Why do Leftists still promote a 19th century philosophy/dogma that sees changes in economic relations and redistribution of wealth as the answer to all our problems?
Why have many Greens and Leftists failed to recognize the radical character of environmentalism and its capacity to change the whole direction of society?
Why do so many "good souls" still vote for the Democrats?
Why has the US peace movement failed again?
Why arent environmentalists joining the Green Party?
Why are Greens preaching to the converted?
Why are the animal rights and vegetarian and New Age movements so far off the mark?
Why are there no required environmental studies courses in most public institutions?
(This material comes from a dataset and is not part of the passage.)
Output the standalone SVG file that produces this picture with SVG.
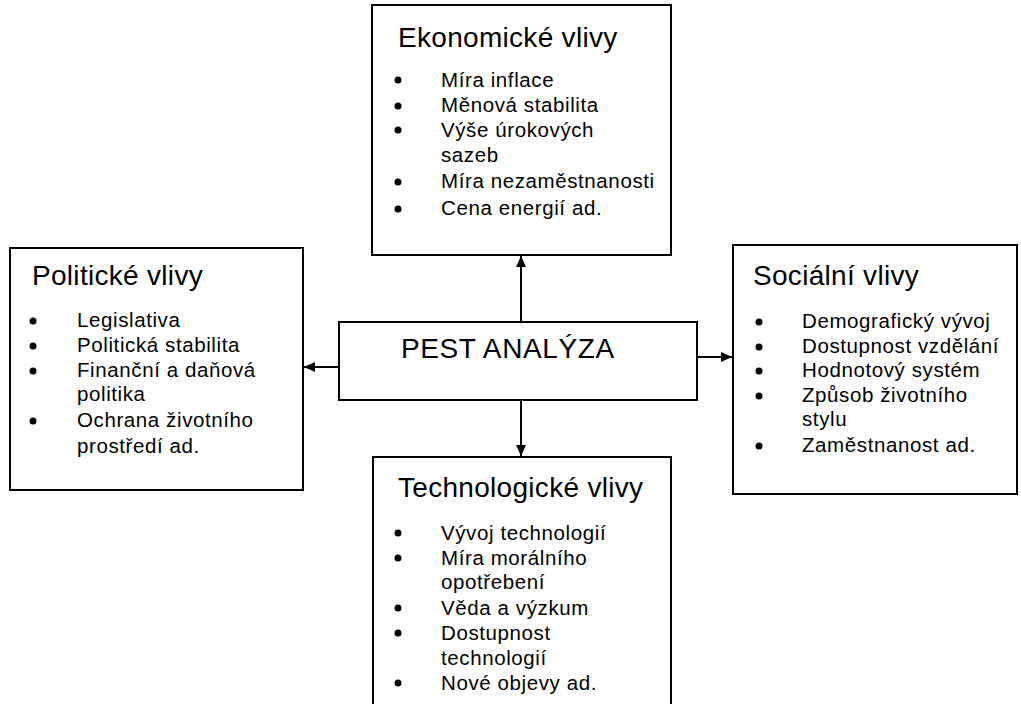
<svg xmlns="http://www.w3.org/2000/svg" width="1021" height="704" viewBox="0 0 1021 704">
<style>
.box{fill:#fff;stroke:#000;stroke-width:2}
.title{font-family:"Liberation Sans",Arial,sans-serif;font-size:28px;fill:#000;letter-spacing:0.3px}
.item{font-family:"Liberation Sans",Arial,sans-serif;font-size:20.5px;fill:#000;letter-spacing:0.6px}
.bul{fill:#000}
.conn{stroke:#000;stroke-width:2;fill:none;marker-end:url(#ah)}
</style>
<defs>
<marker id="ah" markerUnits="userSpaceOnUse" markerWidth="11" markerHeight="10" viewBox="0 0 11 10" refX="11" refY="5" orient="auto">
<path d="M0,0 L11,5 L0,10 Z" fill="#000"/>
</marker>
</defs>
<rect width="1021" height="704" fill="#fff"/>
<g id="ekonomicke">
<rect class="box" x="372" y="5" width="299" height="250"/>
<text class="title" x="398" y="47">Ekonomické vlivy</text>
<circle class="bul" cx="398" cy="80" r="3.5"/>
<circle class="bul" cx="398" cy="106" r="3.5"/>
<circle class="bul" cx="398" cy="130" r="3.5"/>
<circle class="bul" cx="398" cy="182" r="3.5"/>
<circle class="bul" cx="398" cy="209" r="3.5"/>
<text class="item" x="441" y="87">Míra inflace</text>
<text class="item" x="441" y="112">Měnová stabilita</text>
<text class="item" x="441" y="137">Výše úrokových</text>
<text class="item" x="441" y="162">sazeb</text>
<text class="item" x="441" y="188">Míra nezaměstnanosti</text>
<text class="item" x="441" y="215">Cena energií ad.</text>
</g>
<g id="politicke">
<rect class="box" x="10" y="248" width="293" height="242"/>
<text class="title" x="32" y="285">Politické vlivy</text>
<circle class="bul" cx="33" cy="321" r="3.5"/>
<circle class="bul" cx="33" cy="346" r="3.5"/>
<circle class="bul" cx="33" cy="371" r="3.5"/>
<circle class="bul" cx="33" cy="421" r="3.5"/>
<text class="item" x="77" y="327">Legislativa</text>
<text class="item" x="77" y="352">Politická stabilita</text>
<text class="item" x="77" y="377">Finanční a daňová</text>
<text class="item" x="77" y="401">politika</text>
<text class="item" x="77" y="427">Ochrana životního</text>
<text class="item" x="77" y="453">prostředí ad.</text>
</g>
<g id="socialni">
<rect class="box" x="733" y="245" width="284" height="249"/>
<text class="title" x="753" y="285">Sociální vlivy</text>
<circle class="bul" cx="759" cy="322" r="3.5"/>
<circle class="bul" cx="759" cy="347" r="3.5"/>
<circle class="bul" cx="759" cy="371" r="3.5"/>
<circle class="bul" cx="759" cy="396" r="3.5"/>
<circle class="bul" cx="759" cy="446" r="3.5"/>
<text class="item" x="802" y="328">Demografický vývoj</text>
<text class="item" x="802" y="353">Dostupnost vzdělání</text>
<text class="item" x="802" y="377">Hodnotový systém</text>
<text class="item" x="802" y="402">Způsob životního</text>
<text class="item" x="802" y="426">stylu</text>
<text class="item" x="802" y="452">Zaměstnanost ad.</text>
</g>
<g id="technologicke">
<rect class="box" x="373" y="457" width="298" height="260"/>
<text class="title" x="398" y="497">Technologické vlivy</text>
<circle class="bul" cx="398" cy="533" r="3.5"/>
<circle class="bul" cx="398" cy="558" r="3.5"/>
<circle class="bul" cx="398" cy="608" r="3.5"/>
<circle class="bul" cx="398" cy="633" r="3.5"/>
<circle class="bul" cx="398" cy="683" r="3.5"/>
<text class="item" x="441" y="540">Vývoj technologií</text>
<text class="item" x="441" y="565">Míra morálního</text>
<text class="item" x="441" y="589">opotřebení</text>
<text class="item" x="441" y="615">Věda a výzkum</text>
<text class="item" x="441" y="640">Dostupnost</text>
<text class="item" x="441" y="665">technologií</text>
<text class="item" x="441" y="690">Nové objevy ad.</text>
</g>
<g id="pest">
<rect class="box" x="339" y="322" width="358" height="78"/>
<text class="title" x="401" y="358" style="letter-spacing:0.6px">PEST ANALÝZA</text>
</g>
<g id="connectors">
<line class="conn" x1="521" y1="322" x2="521" y2="256"/>
<line class="conn" x1="521" y1="400" x2="521" y2="456"/>
<line class="conn" x1="697" y1="357" x2="732" y2="357"/>
<line class="conn" x1="339" y1="367" x2="304" y2="367"/>
</g>
</svg>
Why are environmentalism and ecology utterly lacking in American public intellectual discourse - in both print and other media ? (On the centrist "Left" The Nation is the most egregious of all in this respect).
Why did the US Left use 9/11 as an excuse to bash America?
Why are the US left and progressives not pushing hard for a REAL war on REAL terrorism? Why do they not take it seriously?
Why are so many people concerned about the civil rights of Moslems but ignore the fact that Moslems, abroad and in this country, continue to oppress and discriminate against women, have shown no sign of abiding by the conventions and principles of secular democracy, and have been almost silent on terrorism?
How long will it be before we try to come up with some answers?